▶ Do this
Repeat verbatim only the lines from the one with "Recreate this image" through the one with "plt.rcParams['mathtext.it'] = 'Liberation", both ends kept. Pictures stay out.

>> begin

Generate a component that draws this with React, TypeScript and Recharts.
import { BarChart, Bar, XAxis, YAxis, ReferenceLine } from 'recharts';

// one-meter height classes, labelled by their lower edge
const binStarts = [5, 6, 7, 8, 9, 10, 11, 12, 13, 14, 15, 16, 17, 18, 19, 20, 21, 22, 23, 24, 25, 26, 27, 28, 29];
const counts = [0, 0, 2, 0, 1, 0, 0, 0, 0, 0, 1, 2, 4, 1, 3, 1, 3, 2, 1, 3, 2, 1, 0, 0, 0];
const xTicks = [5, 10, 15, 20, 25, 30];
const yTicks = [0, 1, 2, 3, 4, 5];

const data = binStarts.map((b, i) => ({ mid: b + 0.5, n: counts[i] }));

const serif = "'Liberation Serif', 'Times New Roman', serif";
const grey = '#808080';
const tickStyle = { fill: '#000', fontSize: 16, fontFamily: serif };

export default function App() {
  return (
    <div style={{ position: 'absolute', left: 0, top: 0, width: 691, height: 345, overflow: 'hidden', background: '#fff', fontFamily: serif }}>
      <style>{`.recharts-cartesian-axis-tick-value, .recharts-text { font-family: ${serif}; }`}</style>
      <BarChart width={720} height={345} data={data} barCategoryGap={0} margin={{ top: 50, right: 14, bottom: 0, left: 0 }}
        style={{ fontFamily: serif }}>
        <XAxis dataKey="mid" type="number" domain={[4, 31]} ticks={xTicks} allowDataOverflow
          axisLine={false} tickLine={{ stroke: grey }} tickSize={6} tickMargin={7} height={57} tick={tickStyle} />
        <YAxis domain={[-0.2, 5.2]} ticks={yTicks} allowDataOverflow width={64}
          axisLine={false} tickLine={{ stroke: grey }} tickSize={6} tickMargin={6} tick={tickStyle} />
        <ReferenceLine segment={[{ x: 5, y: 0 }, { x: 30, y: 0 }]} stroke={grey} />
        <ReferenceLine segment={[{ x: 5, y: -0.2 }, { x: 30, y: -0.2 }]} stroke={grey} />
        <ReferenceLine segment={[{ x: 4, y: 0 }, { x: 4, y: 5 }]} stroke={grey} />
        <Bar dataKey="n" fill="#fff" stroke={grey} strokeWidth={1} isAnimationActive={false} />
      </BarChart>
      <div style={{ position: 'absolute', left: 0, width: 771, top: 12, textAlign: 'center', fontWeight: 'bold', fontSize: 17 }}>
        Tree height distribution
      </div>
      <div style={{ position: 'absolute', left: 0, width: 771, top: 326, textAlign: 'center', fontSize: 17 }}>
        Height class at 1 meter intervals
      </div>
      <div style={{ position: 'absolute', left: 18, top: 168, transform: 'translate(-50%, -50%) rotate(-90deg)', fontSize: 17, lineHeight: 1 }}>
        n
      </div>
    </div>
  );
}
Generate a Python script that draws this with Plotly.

>> end
>> begin

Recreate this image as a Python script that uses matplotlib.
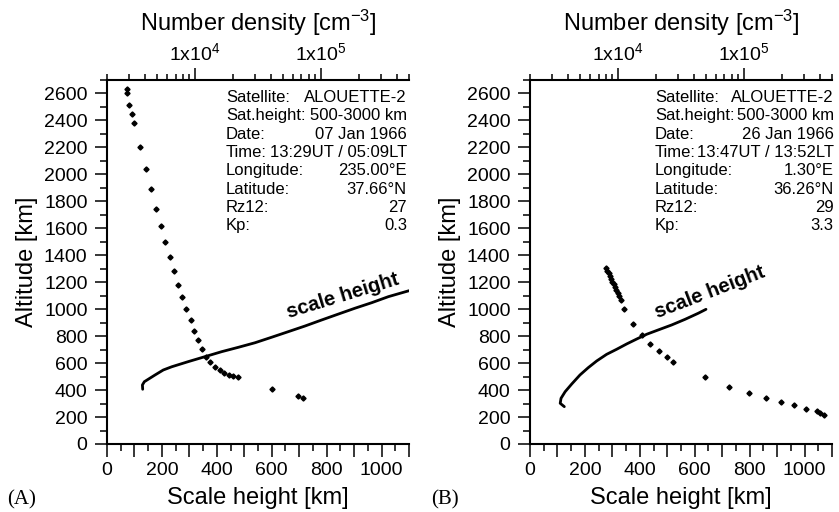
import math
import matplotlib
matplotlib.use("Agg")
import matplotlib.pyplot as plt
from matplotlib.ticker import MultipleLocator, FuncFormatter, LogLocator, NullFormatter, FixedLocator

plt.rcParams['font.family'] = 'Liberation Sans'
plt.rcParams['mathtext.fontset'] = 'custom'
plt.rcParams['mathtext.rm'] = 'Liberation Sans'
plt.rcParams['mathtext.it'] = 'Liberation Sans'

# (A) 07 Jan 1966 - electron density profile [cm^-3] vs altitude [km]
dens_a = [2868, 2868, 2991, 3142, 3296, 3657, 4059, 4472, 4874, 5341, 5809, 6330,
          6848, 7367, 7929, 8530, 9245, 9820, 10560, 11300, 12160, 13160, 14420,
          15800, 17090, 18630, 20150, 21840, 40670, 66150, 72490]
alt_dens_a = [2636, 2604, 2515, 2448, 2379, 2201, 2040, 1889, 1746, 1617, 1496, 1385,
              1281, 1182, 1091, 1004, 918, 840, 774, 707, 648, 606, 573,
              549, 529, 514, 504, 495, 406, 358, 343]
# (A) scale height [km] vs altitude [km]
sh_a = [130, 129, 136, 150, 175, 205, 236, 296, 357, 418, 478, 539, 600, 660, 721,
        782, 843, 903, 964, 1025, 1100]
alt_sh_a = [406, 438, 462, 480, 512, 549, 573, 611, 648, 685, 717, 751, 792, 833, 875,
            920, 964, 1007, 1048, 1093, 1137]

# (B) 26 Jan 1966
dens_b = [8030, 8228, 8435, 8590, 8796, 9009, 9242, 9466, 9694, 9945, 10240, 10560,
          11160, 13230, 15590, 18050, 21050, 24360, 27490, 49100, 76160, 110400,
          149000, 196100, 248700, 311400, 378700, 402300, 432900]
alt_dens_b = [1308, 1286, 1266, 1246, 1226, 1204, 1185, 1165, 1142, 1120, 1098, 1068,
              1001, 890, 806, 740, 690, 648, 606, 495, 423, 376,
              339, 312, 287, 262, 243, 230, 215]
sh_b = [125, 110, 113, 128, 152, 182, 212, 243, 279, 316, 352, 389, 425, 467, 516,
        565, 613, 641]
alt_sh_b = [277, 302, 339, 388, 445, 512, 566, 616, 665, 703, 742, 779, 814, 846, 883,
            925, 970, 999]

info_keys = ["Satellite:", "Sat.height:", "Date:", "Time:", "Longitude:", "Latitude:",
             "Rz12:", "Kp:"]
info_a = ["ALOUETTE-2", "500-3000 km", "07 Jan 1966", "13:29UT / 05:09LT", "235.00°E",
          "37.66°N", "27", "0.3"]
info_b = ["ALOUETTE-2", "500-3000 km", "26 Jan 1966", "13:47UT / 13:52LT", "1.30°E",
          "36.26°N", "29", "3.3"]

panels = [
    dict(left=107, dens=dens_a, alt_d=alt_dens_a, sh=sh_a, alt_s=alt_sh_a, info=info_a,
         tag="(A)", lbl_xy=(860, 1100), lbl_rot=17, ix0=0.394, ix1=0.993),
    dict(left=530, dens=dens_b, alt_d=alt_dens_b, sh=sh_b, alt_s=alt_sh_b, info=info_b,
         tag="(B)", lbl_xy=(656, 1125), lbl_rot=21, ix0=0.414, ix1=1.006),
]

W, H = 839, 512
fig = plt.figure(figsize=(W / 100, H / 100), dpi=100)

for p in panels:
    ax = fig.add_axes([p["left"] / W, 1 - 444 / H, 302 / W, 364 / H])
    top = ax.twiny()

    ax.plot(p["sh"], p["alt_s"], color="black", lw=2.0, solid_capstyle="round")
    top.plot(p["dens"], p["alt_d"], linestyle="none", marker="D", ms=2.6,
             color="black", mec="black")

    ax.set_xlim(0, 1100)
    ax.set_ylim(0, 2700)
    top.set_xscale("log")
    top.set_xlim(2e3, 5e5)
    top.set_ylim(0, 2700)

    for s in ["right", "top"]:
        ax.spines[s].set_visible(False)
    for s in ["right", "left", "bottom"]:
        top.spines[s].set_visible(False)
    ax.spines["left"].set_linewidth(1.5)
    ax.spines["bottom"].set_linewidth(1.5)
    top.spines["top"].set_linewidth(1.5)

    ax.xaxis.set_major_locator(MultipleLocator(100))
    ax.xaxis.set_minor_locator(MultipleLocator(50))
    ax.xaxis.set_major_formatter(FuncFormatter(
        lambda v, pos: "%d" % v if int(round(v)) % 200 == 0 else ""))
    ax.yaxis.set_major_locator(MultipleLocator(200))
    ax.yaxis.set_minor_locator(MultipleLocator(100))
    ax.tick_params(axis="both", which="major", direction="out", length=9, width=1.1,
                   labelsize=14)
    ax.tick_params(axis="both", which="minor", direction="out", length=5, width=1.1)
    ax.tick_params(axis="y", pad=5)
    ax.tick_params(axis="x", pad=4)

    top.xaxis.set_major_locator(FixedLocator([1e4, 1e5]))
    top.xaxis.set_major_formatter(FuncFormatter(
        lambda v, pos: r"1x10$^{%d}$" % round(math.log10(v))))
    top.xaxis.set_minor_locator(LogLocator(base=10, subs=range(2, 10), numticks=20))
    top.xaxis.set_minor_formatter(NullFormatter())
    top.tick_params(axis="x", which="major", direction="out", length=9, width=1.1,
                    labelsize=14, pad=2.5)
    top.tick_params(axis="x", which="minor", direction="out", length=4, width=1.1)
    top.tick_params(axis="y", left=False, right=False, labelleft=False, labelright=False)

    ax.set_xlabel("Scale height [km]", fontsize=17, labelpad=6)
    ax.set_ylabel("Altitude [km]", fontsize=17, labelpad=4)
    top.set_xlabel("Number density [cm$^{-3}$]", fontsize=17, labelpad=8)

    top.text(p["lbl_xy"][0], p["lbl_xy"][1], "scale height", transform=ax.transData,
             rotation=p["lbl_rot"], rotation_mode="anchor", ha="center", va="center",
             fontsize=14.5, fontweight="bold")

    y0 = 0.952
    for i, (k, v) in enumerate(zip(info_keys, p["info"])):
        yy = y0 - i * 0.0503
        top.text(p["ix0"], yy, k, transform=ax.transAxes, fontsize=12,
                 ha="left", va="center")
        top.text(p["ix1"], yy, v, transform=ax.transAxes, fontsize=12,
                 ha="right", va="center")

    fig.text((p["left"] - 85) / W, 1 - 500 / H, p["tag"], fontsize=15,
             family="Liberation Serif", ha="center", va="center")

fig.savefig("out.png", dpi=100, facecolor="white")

>> end

▶ Written solution
Recreate this image as a Python script that uses matplotlib.
import math
import matplotlib
matplotlib.use("Agg")
import matplotlib.pyplot as plt
from matplotlib.ticker import MultipleLocator, FuncFormatter, LogLocator, NullFormatter, FixedLocator

plt.rcParams['font.family'] = 'Liberation Sans'
plt.rcParams['mathtext.fontset'] = 'custom'
plt.rcParams['mathtext.rm'] = 'Liberation Sans'
plt.rcParams['mathtext.it'] = 'Liberation Sans'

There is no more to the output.